Required work -
Your answer should be a single number: the count of lines that include "this".

Exercise data -
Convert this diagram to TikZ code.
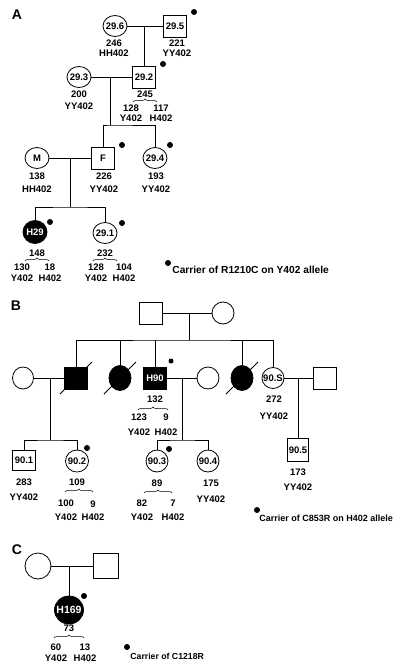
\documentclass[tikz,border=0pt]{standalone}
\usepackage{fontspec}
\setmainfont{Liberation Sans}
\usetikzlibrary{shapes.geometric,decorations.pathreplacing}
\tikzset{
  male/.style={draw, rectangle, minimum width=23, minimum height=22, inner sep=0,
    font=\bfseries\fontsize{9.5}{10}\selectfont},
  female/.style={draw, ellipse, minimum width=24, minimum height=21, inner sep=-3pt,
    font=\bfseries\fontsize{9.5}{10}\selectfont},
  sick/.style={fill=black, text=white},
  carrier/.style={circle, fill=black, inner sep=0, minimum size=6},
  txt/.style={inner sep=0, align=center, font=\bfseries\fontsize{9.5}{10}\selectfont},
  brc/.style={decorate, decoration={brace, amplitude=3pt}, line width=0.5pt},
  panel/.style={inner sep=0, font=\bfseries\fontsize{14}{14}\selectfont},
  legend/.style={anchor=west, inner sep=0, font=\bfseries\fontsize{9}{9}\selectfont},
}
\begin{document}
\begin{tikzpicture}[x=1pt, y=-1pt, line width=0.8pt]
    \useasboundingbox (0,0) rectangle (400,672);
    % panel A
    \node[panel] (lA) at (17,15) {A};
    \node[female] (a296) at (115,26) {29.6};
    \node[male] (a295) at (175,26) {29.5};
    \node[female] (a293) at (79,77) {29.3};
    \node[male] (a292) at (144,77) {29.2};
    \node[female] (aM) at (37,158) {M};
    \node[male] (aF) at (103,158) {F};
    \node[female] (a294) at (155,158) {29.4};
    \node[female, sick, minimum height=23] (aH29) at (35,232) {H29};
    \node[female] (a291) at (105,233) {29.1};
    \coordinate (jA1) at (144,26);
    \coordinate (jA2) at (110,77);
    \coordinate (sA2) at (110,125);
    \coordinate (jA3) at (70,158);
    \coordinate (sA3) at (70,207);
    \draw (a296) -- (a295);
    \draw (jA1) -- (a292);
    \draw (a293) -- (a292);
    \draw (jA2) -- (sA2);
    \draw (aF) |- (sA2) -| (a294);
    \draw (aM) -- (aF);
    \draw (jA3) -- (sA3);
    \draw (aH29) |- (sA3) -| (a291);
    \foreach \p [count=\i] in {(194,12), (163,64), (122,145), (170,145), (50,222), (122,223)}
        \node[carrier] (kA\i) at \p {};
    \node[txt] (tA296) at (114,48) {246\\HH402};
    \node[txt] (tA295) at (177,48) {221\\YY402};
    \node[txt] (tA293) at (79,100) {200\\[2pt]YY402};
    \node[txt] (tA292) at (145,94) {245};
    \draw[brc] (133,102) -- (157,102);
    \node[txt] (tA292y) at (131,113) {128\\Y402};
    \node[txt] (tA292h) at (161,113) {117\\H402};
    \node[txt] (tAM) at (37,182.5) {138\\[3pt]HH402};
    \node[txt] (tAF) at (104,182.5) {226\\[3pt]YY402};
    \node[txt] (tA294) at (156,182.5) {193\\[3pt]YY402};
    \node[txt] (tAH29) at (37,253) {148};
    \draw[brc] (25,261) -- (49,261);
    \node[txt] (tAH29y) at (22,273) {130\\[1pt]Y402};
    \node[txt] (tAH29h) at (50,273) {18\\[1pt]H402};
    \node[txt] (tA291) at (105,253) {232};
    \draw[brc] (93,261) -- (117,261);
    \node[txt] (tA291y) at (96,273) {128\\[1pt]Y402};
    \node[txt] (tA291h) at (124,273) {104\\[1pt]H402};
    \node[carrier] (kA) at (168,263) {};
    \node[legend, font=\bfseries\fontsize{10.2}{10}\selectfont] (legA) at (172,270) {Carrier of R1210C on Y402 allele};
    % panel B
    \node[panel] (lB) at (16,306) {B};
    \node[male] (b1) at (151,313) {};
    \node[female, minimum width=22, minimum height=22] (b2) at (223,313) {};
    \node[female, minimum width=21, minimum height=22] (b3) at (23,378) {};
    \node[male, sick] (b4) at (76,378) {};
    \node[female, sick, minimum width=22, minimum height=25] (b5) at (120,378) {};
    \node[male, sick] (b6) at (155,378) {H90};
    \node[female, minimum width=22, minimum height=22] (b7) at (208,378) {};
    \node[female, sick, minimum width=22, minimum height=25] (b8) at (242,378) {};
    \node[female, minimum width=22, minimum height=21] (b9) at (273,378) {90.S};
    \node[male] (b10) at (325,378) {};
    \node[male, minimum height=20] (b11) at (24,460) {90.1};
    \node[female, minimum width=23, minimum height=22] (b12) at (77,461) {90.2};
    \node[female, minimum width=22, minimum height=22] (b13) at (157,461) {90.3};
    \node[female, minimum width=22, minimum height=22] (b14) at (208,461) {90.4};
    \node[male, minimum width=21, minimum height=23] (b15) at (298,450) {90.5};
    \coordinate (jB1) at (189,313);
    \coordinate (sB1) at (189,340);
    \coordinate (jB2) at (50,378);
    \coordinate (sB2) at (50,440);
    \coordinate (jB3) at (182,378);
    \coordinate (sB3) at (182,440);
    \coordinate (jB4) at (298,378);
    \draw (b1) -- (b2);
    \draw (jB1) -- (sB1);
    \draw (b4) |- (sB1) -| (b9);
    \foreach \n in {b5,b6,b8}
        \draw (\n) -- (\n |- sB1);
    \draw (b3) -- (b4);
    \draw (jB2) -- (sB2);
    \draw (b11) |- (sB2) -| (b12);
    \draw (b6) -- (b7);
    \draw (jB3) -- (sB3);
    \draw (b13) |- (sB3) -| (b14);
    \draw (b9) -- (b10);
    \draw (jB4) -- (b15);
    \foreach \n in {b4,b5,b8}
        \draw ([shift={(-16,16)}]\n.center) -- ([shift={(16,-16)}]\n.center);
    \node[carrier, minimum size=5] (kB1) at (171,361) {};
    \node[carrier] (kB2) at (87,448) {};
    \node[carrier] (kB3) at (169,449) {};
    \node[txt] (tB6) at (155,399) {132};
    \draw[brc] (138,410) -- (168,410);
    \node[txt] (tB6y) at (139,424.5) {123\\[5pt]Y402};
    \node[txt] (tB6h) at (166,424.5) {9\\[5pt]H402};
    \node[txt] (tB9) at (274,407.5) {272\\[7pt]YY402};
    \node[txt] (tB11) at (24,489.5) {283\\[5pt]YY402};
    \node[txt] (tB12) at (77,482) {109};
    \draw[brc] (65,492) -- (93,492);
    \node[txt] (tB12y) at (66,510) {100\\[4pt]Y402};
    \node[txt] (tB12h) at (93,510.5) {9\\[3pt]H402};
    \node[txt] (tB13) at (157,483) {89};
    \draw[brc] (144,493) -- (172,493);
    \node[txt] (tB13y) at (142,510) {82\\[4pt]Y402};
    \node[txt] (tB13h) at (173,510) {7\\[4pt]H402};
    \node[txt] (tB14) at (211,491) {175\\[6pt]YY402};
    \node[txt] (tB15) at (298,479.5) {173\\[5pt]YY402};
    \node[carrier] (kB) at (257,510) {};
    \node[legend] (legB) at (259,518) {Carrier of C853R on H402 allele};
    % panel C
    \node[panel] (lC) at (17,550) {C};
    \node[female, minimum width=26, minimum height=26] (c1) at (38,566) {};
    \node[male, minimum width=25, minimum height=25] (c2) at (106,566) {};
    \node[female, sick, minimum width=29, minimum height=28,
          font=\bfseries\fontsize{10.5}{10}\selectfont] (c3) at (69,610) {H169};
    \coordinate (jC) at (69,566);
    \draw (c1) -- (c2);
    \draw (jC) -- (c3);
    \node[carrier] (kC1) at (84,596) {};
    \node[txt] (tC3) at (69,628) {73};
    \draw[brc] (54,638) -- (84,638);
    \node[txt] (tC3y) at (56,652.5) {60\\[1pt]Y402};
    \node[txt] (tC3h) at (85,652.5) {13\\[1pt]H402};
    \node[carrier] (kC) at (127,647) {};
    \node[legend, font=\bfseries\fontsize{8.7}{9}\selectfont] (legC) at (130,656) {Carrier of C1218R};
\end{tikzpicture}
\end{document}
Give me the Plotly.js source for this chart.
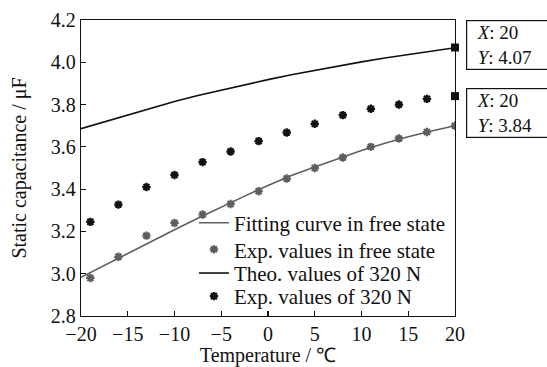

Task answer -
2